The Harwood Unified Union School District (HUUSD) Board voted on September 15 to warn a $59.5 million bond in a single question for voters on November 2. The board approved warning a bond not to exceed $59,545,312 with Kristen Rodgers, Moretown, voting against and Scott Culver, Waterbury, absent. Theresa Membrino, Fayston, said she did not support the addition of a new track being included in the bond, but still voted in support of the bond. Board chair Torrey Smith proposed rounding the bond up to $60 million, but board members dissented and carried a motion to warn the exact proposed amount. The bond will be the sole item on the ballot in November.



The proposed bond will cover compliance and repairs to the Harwood building ($21,934,081), efficiencies and improvements ($14,343,440), educational alignment ($17,235,124) and expansion of Crossett Brook Middle School to accommodate moving Harwood’s seventh- and eighth-grade students to the building ($6,032,666). Compliance and repairs include updates to the HVAC system, plumbing, internet, electric, floors, security/safety, stormwater management, parking lots, vehicle storage and updates to the science labs. Efficiencies and improvements include replacing windows, adding insulation, replacing lighting, adding dehumidifying, moving Harwood Community Learning Center to Harwood’s main building and moving the central office to Harwood. Educational alignments include adding a second gym and a new track to Harwood, adding learning hubs and a ninth-grade team space and adding special education support spaces and community spaces. The additions to Crossett Brook Middle School add space and parking for an additional 100 students and 15 staff.

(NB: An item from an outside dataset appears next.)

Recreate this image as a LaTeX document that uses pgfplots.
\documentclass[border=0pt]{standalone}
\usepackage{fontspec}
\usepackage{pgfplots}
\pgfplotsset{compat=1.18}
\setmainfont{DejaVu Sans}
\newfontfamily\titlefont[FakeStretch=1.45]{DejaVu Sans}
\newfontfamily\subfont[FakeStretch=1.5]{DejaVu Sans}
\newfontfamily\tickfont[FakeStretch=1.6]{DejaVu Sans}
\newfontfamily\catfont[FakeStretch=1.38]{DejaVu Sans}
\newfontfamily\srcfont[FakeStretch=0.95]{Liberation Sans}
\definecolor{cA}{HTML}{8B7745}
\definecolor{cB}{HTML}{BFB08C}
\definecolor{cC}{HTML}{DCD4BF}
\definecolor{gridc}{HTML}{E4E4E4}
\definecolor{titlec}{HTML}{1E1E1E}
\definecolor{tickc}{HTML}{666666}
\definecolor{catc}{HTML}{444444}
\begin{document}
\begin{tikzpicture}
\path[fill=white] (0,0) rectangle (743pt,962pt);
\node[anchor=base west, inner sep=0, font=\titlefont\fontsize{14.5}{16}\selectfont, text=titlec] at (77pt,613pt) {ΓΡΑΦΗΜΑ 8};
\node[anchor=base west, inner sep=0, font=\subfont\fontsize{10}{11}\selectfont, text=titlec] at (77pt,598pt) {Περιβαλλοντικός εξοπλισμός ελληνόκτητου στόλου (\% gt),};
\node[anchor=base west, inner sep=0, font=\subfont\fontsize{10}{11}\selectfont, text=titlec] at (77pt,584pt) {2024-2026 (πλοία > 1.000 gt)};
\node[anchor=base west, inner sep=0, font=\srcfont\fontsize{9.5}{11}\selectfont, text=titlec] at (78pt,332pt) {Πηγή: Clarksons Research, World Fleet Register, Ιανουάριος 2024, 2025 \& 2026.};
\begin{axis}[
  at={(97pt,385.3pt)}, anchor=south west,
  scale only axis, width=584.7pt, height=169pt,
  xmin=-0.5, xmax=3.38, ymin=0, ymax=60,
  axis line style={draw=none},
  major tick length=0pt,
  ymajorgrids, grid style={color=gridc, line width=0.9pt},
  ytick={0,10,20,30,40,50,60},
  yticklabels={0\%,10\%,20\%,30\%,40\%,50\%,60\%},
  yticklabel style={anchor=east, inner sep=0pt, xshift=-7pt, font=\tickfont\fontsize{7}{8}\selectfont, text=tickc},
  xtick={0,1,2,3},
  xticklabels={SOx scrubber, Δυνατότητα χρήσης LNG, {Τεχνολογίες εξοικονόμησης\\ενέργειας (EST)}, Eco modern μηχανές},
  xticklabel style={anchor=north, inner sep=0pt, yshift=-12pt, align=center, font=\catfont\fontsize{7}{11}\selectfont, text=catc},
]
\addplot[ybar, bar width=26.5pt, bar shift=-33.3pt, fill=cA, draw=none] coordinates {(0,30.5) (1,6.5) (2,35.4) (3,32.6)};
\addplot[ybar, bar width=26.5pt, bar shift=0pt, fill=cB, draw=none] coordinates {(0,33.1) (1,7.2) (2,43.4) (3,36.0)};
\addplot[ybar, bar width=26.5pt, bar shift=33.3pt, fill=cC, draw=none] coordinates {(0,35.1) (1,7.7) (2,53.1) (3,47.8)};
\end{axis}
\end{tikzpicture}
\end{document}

A rough estimate projects moving the students would save approximately $600,000-700,000/year.

“I was originally skeptical about the gym, but I do recognize there’s a high need for that,” Jonathan Clough, Warren, said. “Putting it all together is the cleanest approach and would be a huge improvement to this campus and our set of schools.”

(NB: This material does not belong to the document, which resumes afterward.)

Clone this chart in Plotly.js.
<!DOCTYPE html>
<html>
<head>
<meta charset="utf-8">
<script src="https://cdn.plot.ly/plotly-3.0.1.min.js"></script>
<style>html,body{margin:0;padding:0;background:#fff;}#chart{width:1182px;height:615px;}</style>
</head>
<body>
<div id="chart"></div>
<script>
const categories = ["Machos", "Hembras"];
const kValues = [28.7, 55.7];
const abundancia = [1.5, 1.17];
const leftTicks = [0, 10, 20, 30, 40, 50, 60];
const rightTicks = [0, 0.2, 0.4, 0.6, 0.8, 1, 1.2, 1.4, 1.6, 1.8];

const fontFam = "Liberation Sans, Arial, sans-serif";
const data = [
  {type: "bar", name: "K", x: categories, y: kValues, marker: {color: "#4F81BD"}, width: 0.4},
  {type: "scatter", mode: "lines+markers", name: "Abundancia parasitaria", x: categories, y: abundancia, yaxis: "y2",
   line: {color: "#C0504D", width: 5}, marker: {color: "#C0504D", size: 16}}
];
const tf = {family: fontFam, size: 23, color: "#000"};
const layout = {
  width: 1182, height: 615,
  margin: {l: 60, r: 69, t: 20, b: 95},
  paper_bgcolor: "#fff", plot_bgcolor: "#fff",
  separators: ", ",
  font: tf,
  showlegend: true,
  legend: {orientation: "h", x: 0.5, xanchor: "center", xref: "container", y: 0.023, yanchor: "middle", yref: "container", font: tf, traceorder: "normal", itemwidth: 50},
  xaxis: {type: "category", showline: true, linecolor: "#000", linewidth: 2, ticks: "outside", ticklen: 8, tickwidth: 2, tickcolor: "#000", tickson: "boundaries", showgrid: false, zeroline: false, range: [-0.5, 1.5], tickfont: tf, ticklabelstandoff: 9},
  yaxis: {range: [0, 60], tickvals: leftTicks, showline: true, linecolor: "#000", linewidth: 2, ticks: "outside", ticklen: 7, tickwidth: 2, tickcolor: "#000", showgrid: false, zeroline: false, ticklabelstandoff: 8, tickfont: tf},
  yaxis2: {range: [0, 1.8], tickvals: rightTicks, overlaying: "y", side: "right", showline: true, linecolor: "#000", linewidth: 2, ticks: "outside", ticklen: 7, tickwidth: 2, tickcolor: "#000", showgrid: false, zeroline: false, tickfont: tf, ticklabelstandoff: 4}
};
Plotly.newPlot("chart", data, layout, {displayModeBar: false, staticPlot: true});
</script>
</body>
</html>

“It (the bond) will bring more people into our town and attract new educators,” Marlena Fishman, Waterbury, added. “I think it’s really exciting.”


Lisa Mason, Moretown, again asked whether solar panels could be integrated into the plans for the Harwood building. Board leaders will meet with Aegis Renewable Energy of Waitsfield to discuss the possibilities for solar on the building.

“I support the bond but I don’t support including a new gym or track,” said Kristen Rodgers, who voted against the bond.


The board will be looking at a variety of funding opportunities to finance the bond. A public informational meeting about the bond will be held at Harwood Union at 6 p.m. on October 27. An informational video about the bond will be made available in October.

The bond will increase property taxes for homeowners with a $350,000 home by $611 a year for 20 years. In a letter Smith shared about the effects of the bond on income-sensitized homeowners, she wrote, “In speaking with Lisa Pinkus of the Vermont Department of Taxes, she explained that for most income-sensitized taxpayers, an increase in the education tax rate (as from a bond) also increases the credit they receive towards their property taxes. Generally, the increased credit on their income taxes will cover the increase in property taxes. According to Ms. Pinkus, for most income-sensitized taxpayers -- assuming their income doesn’t change -- the bond will not create an added tax burden on their households.” The letter says approximately 2/3 of district taxpayers are income-sensitized. Smith referenced Vermont’s online property tax calculator available at to determine the impact on individual’s taxes.



Also discussed at the board’s September 15 meeting was the timeline for the search for the new superintendent to replace Brigid Nease next school year. The board decided to extend the application period for new candidates, beginning the search in early December. Kelley Hackett, Waterbury, Kristen Rodgers, Moretown, and Cindy Senning, Duxbury, were approved as members of the ad hoc committee that will draft the superintendent job description and contract.

Vice chair Tim Jones gave an update on the PCB testing at the Harwood building. He said the state is working on creating guidance for the threshold of air quality and he recommended waiting to do sampling until that guidance had been issued. There is $200,000 included in the bond for PCB testing. Jones said we should know in the next few weeks whether that will cover the testing needed.